Damage you find Can you keep driving? Next move
No visible damage and pressure holds Short drive with caution Recheck pressure later that day
Object in tread, no fast leak Only to a nearby tire shop Leave it in place and get it checked
Sidewall cut or bulge No Install spare or tow the vehicle
Bent rim with air loss No, unless you are on a spare Stop and swap wheels or call for help
Pressure warning after impact Only if pressure stays stable after checking Inflate to spec and watch it closely

How To Cut The Odds On Ice

You can’t clear every winter hazard from your route, but you can lower the odds of a puncture or sidewall hit.

Start With Tire Pressure

Cold air drops tire pressure, often right when roads get roughest. Check pressure with a gauge, not a kick of the sidewall. Use the vehicle placard number, not the maximum molded on the tire.

Run The Right Tire For The Season

Winter tires stay more pliable in low temperatures and grip snow and ice better than worn all-season tires.
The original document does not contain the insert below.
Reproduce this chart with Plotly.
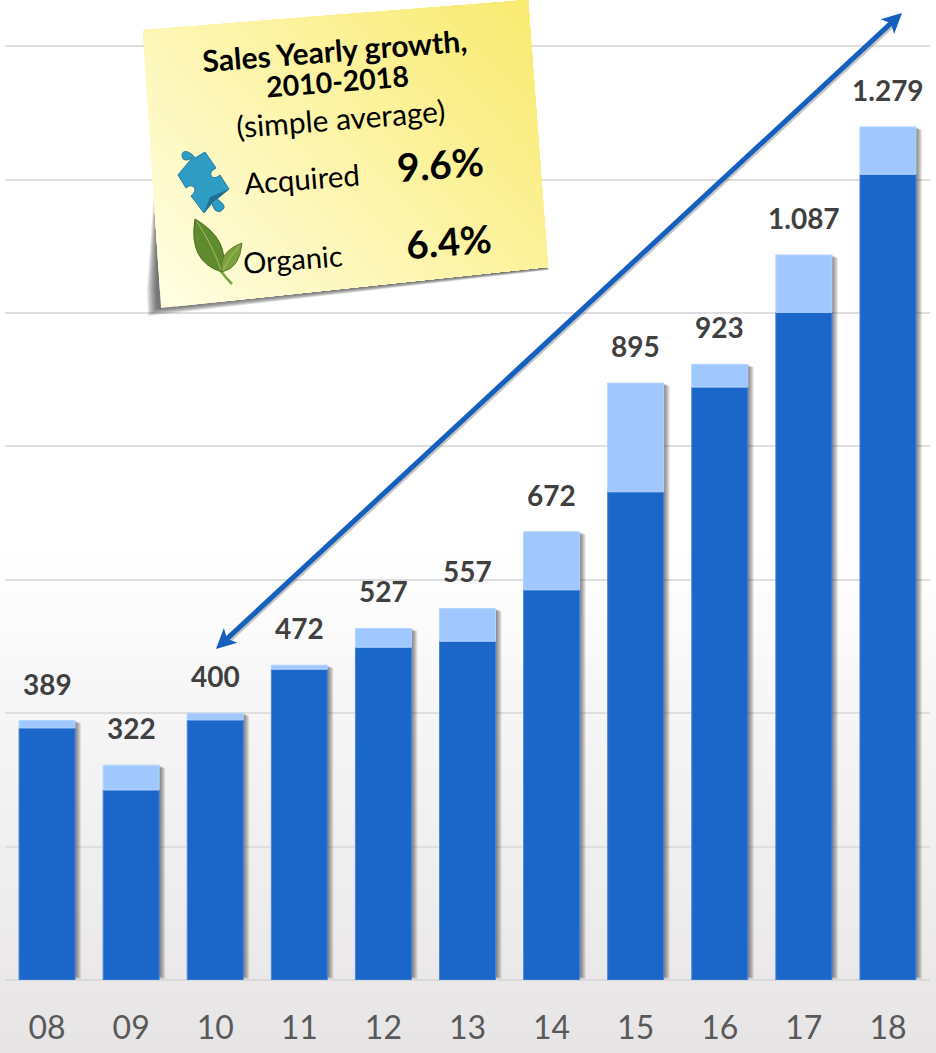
import plotly.graph_objects as go

# ---- data ----
years = ["08", "09", "10", "11", "12", "13", "14", "15", "16", "17", "18"]
organic_base = [378, 285, 390, 466, 499, 508, 585, 732, 889, 1001, 1208]
totals = [389, 322, 400, 472, 527, 557, 672, 895, 923, 1087, 1279]
total_labels = ["389", "322", "400", "472", "527", "557", "672", "895", "923", "1.087", "1.279"]
acquired = [t - b for t, b in zip(totals, organic_base)]

W, H = 936, 1053
BASE_PX = 980
PX_PER_UNIT = 0.667
CAT_PX = 925 / 11
FONT = "Lato"
DARK = "#1a66c9"
LIGHT = "#a0c8ff"


def fx(px):
    return px / W


def fy(py):
    return 1 - py / H


def path(points):
    return "M" + " L".join(f"{fx(x):.5f},{fy(y):.5f}" for x, y in points) + " Z"


def curve(cmds):
    """cmds: SVG-like list, (letter, x1, y1, ...) in pixels."""
    out = []
    for c in cmds:
        if c[0] == "Z":
            out.append("Z")
            continue
        vals = c[1:]
        pairs = [f"{fx(vals[i]):.5f},{fy(vals[i + 1]):.5f}" for i in range(0, len(vals), 2)]
        out.append(c[0] + " ".join(pairs))
    return " ".join(out)


def clip(poly, nx, ny, d):
    """keep points where nx*x+ny*y >= d"""
    res = []
    for i in range(len(poly)):
        a, b = poly[i], poly[(i + 1) % len(poly)]
        da = nx * a[0] + ny * a[1] - d
        db = nx * b[0] + ny * b[1] - d
        if da >= 0:
            res.append(a)
        if da * db < 0:
            t = da / (da - db)
            res.append((a[0] + t * (b[0] - a[0]), a[1] + t * (b[1] - a[1])))
    return res


def mix(c1, c2, t):
    return "rgb(" + ",".join(str(round(a + (b - a) * t)) for a, b in zip(c1, c2)) + ")"


shapes = []

# page background gradient
top_y, steps = 555, 24
for i in range(steps):
    y = top_y + (H - top_y) * i / steps
    shapes.append(dict(type="rect", xref="paper", yref="paper", x0=0, x1=1, y0=0, y1=fy(y), layer="below",
                       line_width=0, fillcolor=mix((255, 255, 255), (231, 229, 230), (i + 1) / steps)))

# sticky note shadow
for k in range(7):
    inset = k * 1.5
    poly = [(158, 140), (530, 200), (549 - inset * 0.3, 268 + 2 - inset * 0.2),
            (148 + inset, 316 - inset * 0.8), (147 + inset, 290)]
    shapes.append(dict(type="path", xref="paper", yref="paper", path=path(poly), layer="above",
                       line_width=0, fillcolor="rgba(40,40,40,0.13)"))

# sticky note with diagonal gradient
note = [(143, 30), (528, 0), (548, 267), (161, 308)]
nx, ny = 0.72, -0.69
ds = [nx * p[0] + ny * p[1] for p in note]
dmin, dmax = min(ds), max(ds)
n_bands = 40
for i in range(n_bands):
    t = i / n_bands
    poly = clip(note, nx, ny, dmin + (dmax - dmin) * t)
    if len(poly) >= 3:
        shapes.append(dict(type="path", xref="paper", yref="paper", path=path(poly), layer="above",
                           line_width=0, fillcolor=mix((255, 254, 226), (249, 234, 110), t)))

# puzzle piece
puzzle = curve([
    ("M", 192, 158), ("Q", 183, 163, 182, 156), ("Q", 182, 150, 188, 152), ("Q", 193, 154, 195, 158),
    ("L", 205, 152), ("L", 216, 168), ("Q", 208, 172, 212, 177), ("Q", 216, 179, 220, 175),
    ("L", 229, 189), ("L", 217, 199), ("Q", 225, 204, 224, 208), ("Q", 220, 214, 215, 210), ("Q", 212, 206, 212, 203),
    ("L", 204, 213), ("L", 191, 196), ("Q", 197, 191, 194, 187), ("Q", 190, 184, 186, 188),
    ("L", 178, 175), ("Z",),
])
shapes.append(dict(type="path", xref="paper", yref="paper", path=puzzle, layer="above",
                   line=dict(color="#1f7fa6", width=1), fillcolor="#2f9cc4"))
shapes.append(dict(type="path", xref="paper", yref="paper", layer="above", line_width=0, fillcolor="#1f6f95",
                   path=curve([("M", 210, 197), ("L", 229, 189), ("L", 217, 199), ("L", 212, 203), ("L", 204, 213), ("Z",)])))

# leaf
shapes.append(dict(type="path", xref="paper", yref="paper", layer="above", line=dict(color="#7ba13a", width=2.5),
                   path=curve([("M", 220, 270), ("Q", 226, 278, 232, 284)])))
shapes.append(dict(type="path", xref="paper", yref="paper", layer="above", line=dict(color="#4c6a20", width=1),
                   fillcolor="#5f8a2d",
                   path=curve([("M", 195, 219), ("Q", 231, 240, 222, 272), ("Q", 188, 262, 195, 219), ("Z",)])))
shapes.append(dict(type="path", xref="paper", yref="paper", layer="above", line=dict(color="#5b7f28", width=1),
                   fillcolor="#7ca13c",
                   path=curve([("M", 242, 243), ("Q", 240, 268, 222, 272), ("Q", 218, 252, 242, 243), ("Z",)])))
shapes.append(dict(type="path", xref="paper", yref="paper", layer="above", line=dict(color="#a7bf6a", width=1),
                   path=curve([("M", 197, 222), ("Q", 213, 246, 221, 270), ("M", 240, 245), ("Q", 230, 256, 223, 270)])))

# double-headed arrow
A = (216, 649)
B = (902, 13)
dx, dy = B[0] - A[0], B[1] - A[1]
L = (dx * dx + dy * dy) ** 0.5
ux, uy = dx / L, dy / L
hl, hw = 20, 10
shapes.append(dict(type="line", xref="paper", yref="paper", layer="above",
                   x0=fx(A[0] + ux * 12 + 2), y0=fy(A[1] + uy * 12 + 2), x1=fx(B[0] - ux * 12 + 2), y1=fy(B[1] - uy * 12 + 2),
                   line=dict(color="rgba(90,90,90,0.35)", width=4)))
shapes.append(dict(type="line", xref="paper", yref="paper", layer="above",
                   x0=fx(A[0] + ux * 12), y0=fy(A[1] + uy * 12), x1=fx(B[0] - ux * 12), y1=fy(B[1] - uy * 12),
                   line=dict(color="#1560bd", width=5)))
for tip, s in ((B, -1), (A, 1)):
    bx, by = tip[0] + s * ux * hl, tip[1] + s * uy * hl
    nbx, nby = tip[0] + s * ux * hl * 0.75, tip[1] + s * uy * hl * 0.75
    head = [tip, (bx - uy * hw, by + ux * hw), (nbx, nby), (bx + uy * hw, by - ux * hw)]
    shapes.append(dict(type="path", xref="paper", yref="paper", layer="above", path=path(head),
                       line_width=0, fillcolor="#1560bd"))

fig = go.Figure()

# soft bar shadows
for k in range(1, 7):
    fig.add_trace(go.Bar(x=years, y=[t - 4 / PX_PER_UNIT for t in totals], base=[4 / PX_PER_UNIT - k * 0.45 / PX_PER_UNIT] * len(years),
                         width=(56 - 3) / CAT_PX, offset=(-28 + 3 + k) / CAT_PX,
                         marker=dict(color="rgba(30,30,30,0.11)", line_width=0), cliponaxis=False,
                         hoverinfo="skip", showlegend=False))
# stacked bars
fig.add_trace(go.Bar(x=years, y=organic_base, name="Organic base", width=56 / CAT_PX, offset=-28 / CAT_PX,
                     marker=dict(color=DARK, line=dict(color="#4a86d8", width=1)), showlegend=False))
fig.add_trace(go.Bar(x=years, y=acquired, base=organic_base, name="Acquired", width=56 / CAT_PX, offset=-28 / CAT_PX,
                     marker=dict(color=LIGHT, line=dict(color="#b4d4ff", width=1)), showlegend=False))

annotations = []
for i, (total, lab) in enumerate(zip(totals, total_labels)):
    annotations.append(dict(x=i, y=total, xref="x", yref="y", text=f"<b>{lab}</b>", showarrow=False, yshift=37,
                            yanchor="middle", xanchor="center", font=dict(family=FONT, size=28, color="#404040")))


def note_text(txt, x, y, size, bold=False):
    annotations.append(dict(xref="paper", yref="paper", x=fx(x), y=fy(y), text=f"<b>{txt}</b>" if bold else txt,
                            showarrow=False, textangle=-4.5, xanchor="center", yanchor="middle",
                            font=dict(family=FONT, size=size, color="#000000")))


note_text("Sales Yearly growth,", 334, 50, 30, True)
note_text("2010-2018", 337, 81, 28.5, True)
note_text("(simple average)", 340, 118, 30)
note_text("Acquired", 302, 178, 29.5)
note_text("Organic", 293, 259, 29)
note_text("9.6%", 440, 164, 39, True)
note_text("6.4%", 448, 241, 38.5, True)

fig.update_layout(
    width=W, height=H, margin=dict(l=0, r=0, t=0, b=0), barmode="overlay", showlegend=False,
    paper_bgcolor="rgba(0,0,0,0)", plot_bgcolor="rgba(0,0,0,0)",
    shapes=shapes, annotations=annotations,
    xaxis=dict(domain=[fx(5), fx(930)], type="category", range=[-0.5, 10.5], showgrid=False, zeroline=False, showline=False,
               ticks="", ticklabelstandoff=26, tickfont=dict(family=FONT, size=32, color="#595959")),
    yaxis=dict(domain=[1 - BASE_PX / H, 1], range=[0, BASE_PX / PX_PER_UNIT], dtick=200, tick0=0, showticklabels=False,
               showgrid=True, gridcolor="#dfdfdf", gridwidth=2, zeroline=True, zerolinecolor="#d9d9d9", zerolinewidth=2),
)

fig.write_html("out.html", config={"displayModeBar": False},
               post_script="document.body.style.margin='0';document.body.style.overflow='hidden';")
That extra grip helps you avoid hard impacts in the first place and helps the tire track straight through slush instead of skipping into a curb.

Drive To What You Can See

Slow down near intersections, bridge joints, plow piles, and shaded streets where meltwater refreezes. If a patch looks rough or raised, treat it like a hard object, not just a slick spot.

Give Potholes Room

If you can steer around a pothole safely, do it. If you can’t, slow before the hit and keep the wheel straight. Braking hard as the tire drops into a hole loads the front tires harder and can make the strike worse.

What The Risk Really Looks Like

So, can ice puncture a tire? Yes, but not in the neat, simple way the question suggests. A smooth patch of ice is rarely the villain. The bigger threat is winter road damage dressed up as ice: a sharp frozen ridge, a pothole under snow, or debris trapped in slush.

That’s good news in one sense. It means you can lower the odds with plain habits: keep pressure right, slow down on rough frozen streets, and stop to check the tire after a hard strike. Catch the damage early, and a bad winter hit is far less likely to turn into a roadside mess.